[START]

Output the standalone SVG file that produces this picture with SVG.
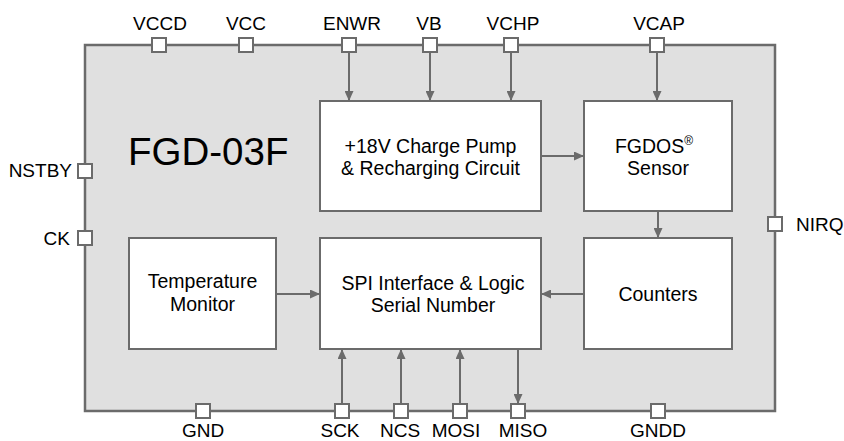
<svg xmlns="http://www.w3.org/2000/svg" width="844" height="441" viewBox="0 0 844 441">
<defs>
<marker id="ah" markerWidth="10" markerHeight="9" refX="9" refY="4.5" orient="auto" markerUnits="userSpaceOnUse">
<path d="M0,0 L10,4.5 L0,9 Z" fill="#6b6b6b"/>
</marker>
<style>
.chip{fill:#e0e0e0;stroke:#6b6b6b;stroke-width:2.5}
.box{fill:#ffffff;stroke:#6b6b6b;stroke-width:2}
.pin{fill:#ffffff;stroke:#6b6b6b;stroke-width:2}
.c{fill:none;stroke:#6b6b6b;stroke-width:2;marker-end:url(#ah)}
text{font-family:"Liberation Sans",Arial,sans-serif;fill:#000}
.pl{font-size:19px}
.bl{font-size:19.5px;text-anchor:middle}
.m{text-anchor:middle}
.e{text-anchor:end}
</style>
</defs>
<g id="chip">
<rect class="chip" x="85" y="45" width="690" height="366"/>
<text x="128" y="165" font-size="38.5">FGD-03F</text>
</g>
<g id="pins">
<g id="pin-VCCD"><rect class="pin" x="152" y="38" width="14" height="14"/><text class="pl m" x="160" y="30">VCCD</text></g>
<g id="pin-VCC"><rect class="pin" x="239" y="38" width="14" height="14"/><text class="pl m" x="246" y="30">VCC</text></g>
<g id="pin-ENWR"><rect class="pin" x="342" y="38" width="14" height="14"/><text class="pl m" x="352" y="30">ENWR</text></g>
<g id="pin-VB"><rect class="pin" x="423" y="38" width="14" height="14"/><text class="pl m" x="429" y="30">VB</text></g>
<g id="pin-VCHP"><rect class="pin" x="504" y="38" width="14" height="14"/><text class="pl m" x="513" y="30">VCHP</text></g>
<g id="pin-VCAP"><rect class="pin" x="650" y="38" width="14" height="14"/><text class="pl m" x="659" y="30">VCAP</text></g>
<g id="pin-NSTBY"><rect class="pin" x="78" y="164" width="14" height="14"/><text class="pl e" x="72" y="177">NSTBY</text></g>
<g id="pin-CK"><rect class="pin" x="78" y="231" width="14" height="14"/><text class="pl e" x="70" y="245">CK</text></g>
<g id="pin-NIRQ"><rect class="pin" x="768" y="217" width="14" height="14"/><text class="pl" x="796" y="231">NIRQ</text></g>
<g id="pin-GND"><rect class="pin" x="196" y="404" width="14" height="14"/><text class="pl m" x="203" y="437">GND</text></g>
<g id="pin-SCK"><rect class="pin" x="335" y="404" width="14" height="14"/><text class="pl m" x="340" y="437">SCK</text></g>
<g id="pin-NCS"><rect class="pin" x="394" y="404" width="14" height="14"/><text class="pl m" x="400" y="437">NCS</text></g>
<g id="pin-MOSI"><rect class="pin" x="453" y="404" width="14" height="14"/><text class="pl m" x="456" y="437">MOSI</text></g>
<g id="pin-MISO"><rect class="pin" x="511" y="404" width="14" height="14"/><text class="pl m" x="523" y="437">MISO</text></g>
<g id="pin-GNDD"><rect class="pin" x="651" y="404" width="14" height="14"/><text class="pl m" x="658" y="437">GNDD</text></g>
</g>
<g id="charge-pump">
<rect class="box" x="320" y="101" width="221" height="110"/>
<text class="bl" x="430.5" y="153">+18V Charge Pump</text>
<text class="bl" x="430.5" y="175">&amp; Recharging Circuit</text>
</g>
<g id="fgdos-sensor">
<rect class="box" x="584" y="101" width="148" height="110"/>
<text class="bl" x="654" y="153">FGDOS<tspan font-size="12" dy="-8">®</tspan></text>
<text class="bl" x="658" y="175">Sensor</text>
</g>
<g id="temperature-monitor">
<rect class="box" x="129" y="238" width="147" height="111"/>
<text class="bl" x="202.5" y="288">Temperature</text>
<text class="bl" x="202.5" y="311">Monitor</text>
</g>
<g id="spi-logic">
<rect class="box" x="320" y="238" width="221" height="111"/>
<text class="bl" x="433" y="290">SPI Interface &amp; Logic</text>
<text class="bl" x="433" y="312">Serial Number</text>
</g>
<g id="counters">
<rect class="box" x="584" y="238" width="148" height="111"/>
<text class="bl" x="658" y="301">Counters</text>
</g>
<g id="connectors">
<path class="c" d="M349,52 V100"/>
<path class="c" d="M430,52 V100"/>
<path class="c" d="M511,52 V100"/>
<path class="c" d="M657,52 V100"/>
<path class="c" d="M541,156 H583"/>
<path class="c" d="M658,211 V237"/>
<path class="c" d="M584,294 H542"/>
<path class="c" d="M276,294 H319"/>
<path class="c" d="M342,404 V350"/>
<path class="c" d="M401,404 V350"/>
<path class="c" d="M460,404 V350"/>
<path class="c" d="M518,349 V403"/>
</g>
</svg>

[END]

* **EXERCISE DESCRIPTION**
Extract every line of the data exactly; pictures stay out.

* **WRITTEN REPLY**
Output the standalone SVG file that produces this picture with SVG.
<svg xmlns="http://www.w3.org/2000/svg" width="844" height="441" viewBox="0 0 844 441">
<defs>
<marker id="ah" markerWidth="10" markerHeight="9" refX="9" refY="4.5" orient="auto" markerUnits="userSpaceOnUse">
<path d="M0,0 L10,4.5 L0,9 Z" fill="#6b6b6b"/>
</marker>
<style>
.chip{fill:#e0e0e0;stroke:#6b6b6b;stroke-width:2.5}
.box{fill:#ffffff;stroke:#6b6b6b;stroke-width:2}
.pin{fill:#ffffff;stroke:#6b6b6b;stroke-width:2}
.c{fill:none;stroke:#6b6b6b;stroke-width:2;marker-end:url(#ah)}
text{font-family:"Liberation Sans",Arial,sans-serif;fill:#000}
.pl{font-size:19px}
.bl{font-size:19.5px;text-anchor:middle}
.m{text-anchor:middle}
.e{text-anchor:end}
</style>
</defs>
<g id="chip">
<rect class="chip" x="85" y="45" width="690" height="366"/>
<text x="128" y="165" font-size="38.5">FGD-03F</text>
</g>
<g id="pins">
<g id="pin-VCCD"><rect class="pin" x="152" y="38" width="14" height="14"/><text class="pl m" x="160" y="30">VCCD</text></g>
<g id="pin-VCC"><rect class="pin" x="239" y="38" width="14" height="14"/><text class="pl m" x="246" y="30">VCC</text></g>
<g id="pin-ENWR"><rect class="pin" x="342" y="38" width="14" height="14"/><text class="pl m" x="352" y="30">ENWR</text></g>
<g id="pin-VB"><rect class="pin" x="423" y="38" width="14" height="14"/><text class="pl m" x="429" y="30">VB</text></g>
<g id="pin-VCHP"><rect class="pin" x="504" y="38" width="14" height="14"/><text class="pl m" x="513" y="30">VCHP</text></g>
<g id="pin-VCAP"><rect class="pin" x="650" y="38" width="14" height="14"/><text class="pl m" x="659" y="30">VCAP</text></g>
<g id="pin-NSTBY"><rect class="pin" x="78" y="164" width="14" height="14"/><text class="pl e" x="72" y="177">NSTBY</text></g>
<g id="pin-CK"><rect class="pin" x="78" y="231" width="14" height="14"/><text class="pl e" x="70" y="245">CK</text></g>
<g id="pin-NIRQ"><rect class="pin" x="768" y="217" width="14" height="14"/><text class="pl" x="796" y="231">NIRQ</text></g>
<g id="pin-GND"><rect class="pin" x="196" y="404" width="14" height="14"/><text class="pl m" x="203" y="437">GND</text></g>
<g id="pin-SCK"><rect class="pin" x="335" y="404" width="14" height="14"/><text class="pl m" x="340" y="437">SCK</text></g>
<g id="pin-NCS"><rect class="pin" x="394" y="404" width="14" height="14"/><text class="pl m" x="400" y="437">NCS</text></g>
<g id="pin-MOSI"><rect class="pin" x="453" y="404" width="14" height="14"/><text class="pl m" x="456" y="437">MOSI</text></g>
<g id="pin-MISO"><rect class="pin" x="511" y="404" width="14" height="14"/><text class="pl m" x="523" y="437">MISO</text></g>
<g id="pin-GNDD"><rect class="pin" x="651" y="404" width="14" height="14"/><text class="pl m" x="658" y="437">GNDD</text></g>
</g>
<g id="charge-pump">
<rect class="box" x="320" y="101" width="221" height="110"/>
<text class="bl" x="430.5" y="153">+18V Charge Pump</text>
<text class="bl" x="430.5" y="175">&amp; Recharging Circuit</text>
</g>
<g id="fgdos-sensor">
<rect class="box" x="584" y="101" width="148" height="110"/>
<text class="bl" x="654" y="153">FGDOS<tspan font-size="12" dy="-8">®</tspan></text>
<text class="bl" x="658" y="175">Sensor</text>
</g>
<g id="temperature-monitor">
<rect class="box" x="129" y="238" width="147" height="111"/>
<text class="bl" x="202.5" y="288">Temperature</text>
<text class="bl" x="202.5" y="311">Monitor</text>
</g>
<g id="spi-logic">
<rect class="box" x="320" y="238" width="221" height="111"/>
<text class="bl" x="433" y="290">SPI Interface &amp; Logic</text>
<text class="bl" x="433" y="312">Serial Number</text>
</g>
<g id="counters">
<rect class="box" x="584" y="238" width="148" height="111"/>
<text class="bl" x="658" y="301">Counters</text>
</g>
<g id="connectors">
<path class="c" d="M349,52 V100"/>
<path class="c" d="M430,52 V100"/>
<path class="c" d="M511,52 V100"/>
<path class="c" d="M657,52 V100"/>
<path class="c" d="M541,156 H583"/>
<path class="c" d="M658,211 V237"/>
<path class="c" d="M584,294 H542"/>
<path class="c" d="M276,294 H319"/>
<path class="c" d="M342,404 V350"/>
<path class="c" d="M401,404 V350"/>
<path class="c" d="M460,404 V350"/>
<path class="c" d="M518,349 V403"/>
</g>
</svg>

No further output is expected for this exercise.